Calculating Return On Investment From PPC
Pay-per-click, or PPC campaigns are the best method of marketing there is when it comes to making and measuring your return on investment (ROI). PPC campaigns are different from other means of online marketing, , you only pay when someone clicks on an ad and because of the locations of your ads, those who click are much more likely to purchase your product or service. This can make PPC the best ROI in terms of marketing over the internet.
To figure out your ROI on a PPC campaign, subtract the PPC cost from the profit, and divide by the cost to get the percentage.
For example:
You spend $400 on pay-per-click ads, and make $2000 in profit. Your formula will work like this:
2,000.00 — 400.00 / 400.00 = 1600.00 / 400.00
1600.00 divided by 400.00 = 4.
You’ve made a return on investment of 400 percent.

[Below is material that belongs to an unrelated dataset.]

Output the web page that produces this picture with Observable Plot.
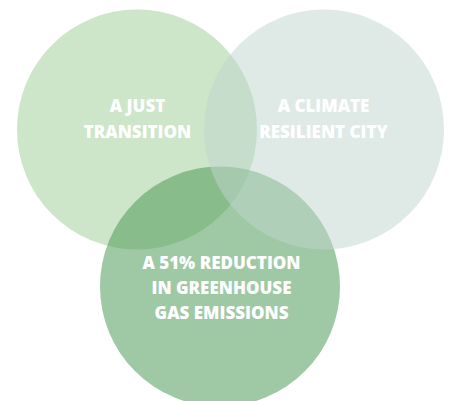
<!DOCTYPE html>
<html>
<head>
<meta charset="utf-8">
<script src="https://cdn.jsdelivr.net/npm/d3@7"></script>
<script src="https://cdn.jsdelivr.net/npm/@observablehq/plot@0.6"></script>
<style>
  html, body { margin: 0; padding: 0; background: #ffffff; }
  #chart svg { display: block; }
</style>
</head>
<body>
<div id="chart"></div>
<script>
// Circles, in draw order (bottom circle is drawn between the two top ones)
const names   = ["A JUST\nTRANSITION", "A 51% REDUCTION\nIN GREENHOUSE\nGAS EMISSIONS", "A CLIMATE\nRESILIENT CITY"];
const centerX = [136.5, 219.5, 323.5];
const centerY = [129, 286, 129];
const radii   = [120, 120, 120];
const fills   = ["#cde5c8", "#509b5a", "#bfd5cd"];
const alphas  = [1, 0.55, 0.5];
// Label anchors
const labelX  = [137, 221, 323];
const labelY  = [116.5, 285.5, 116.5];
const lineHts = [1.53, 1.47, 1.53];

const circles = names.map((n, i) => ({name: n, x: centerX[i], y: centerY[i], r: radii[i], fill: fills[i], a: alphas[i]}));
const labels = names.map((n, i) => ({name: n, x: labelX[i], y: labelY[i], lh: lineHts[i]}));

const marks = [];
circles.forEach(c => {
  marks.push(Plot.dot([c], {x: "x", y: "y", r: "r", fill: c.fill, fillOpacity: c.a, stroke: null}));
});
labels.forEach(l => {
  marks.push(Plot.text([l], {
    x: "x", y: "y", text: "name",
    fill: "white", fontSize: 17, fontWeight: 800,
    fontFamily: "'Open Sans', sans-serif",
    lineHeight: l.lh, textAnchor: "middle"
  }));
});

const chart = Plot.plot({
  width: 451,
  height: 401,
  margin: 0,
  x: {domain: [0, 451], axis: null},
  y: {domain: [0, 401], axis: null, reverse: false, range: [0, 401]},
  r: {type: "identity"},
  style: {background: "white", overflow: "hidden"},
  marks
});
document.getElementById("chart").appendChild(chart);
</script>
</body>
</html>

Of course, the above is laid out only in terms of profit over specific advertising costs, and you will have other costs involved with your sales, such as website maintenance and hosting, credit card processing, returns, and employee salaries. To know the full ROI from a specific campaign, consider all costs associated with running your PPC campaign and all those associated with the specific sales from that campaign in your formula.
Calculating the return on investment for your individual campaigns will help you learn which keyword phrases and placements work best and which areas of your PPC advertising are in need improvement.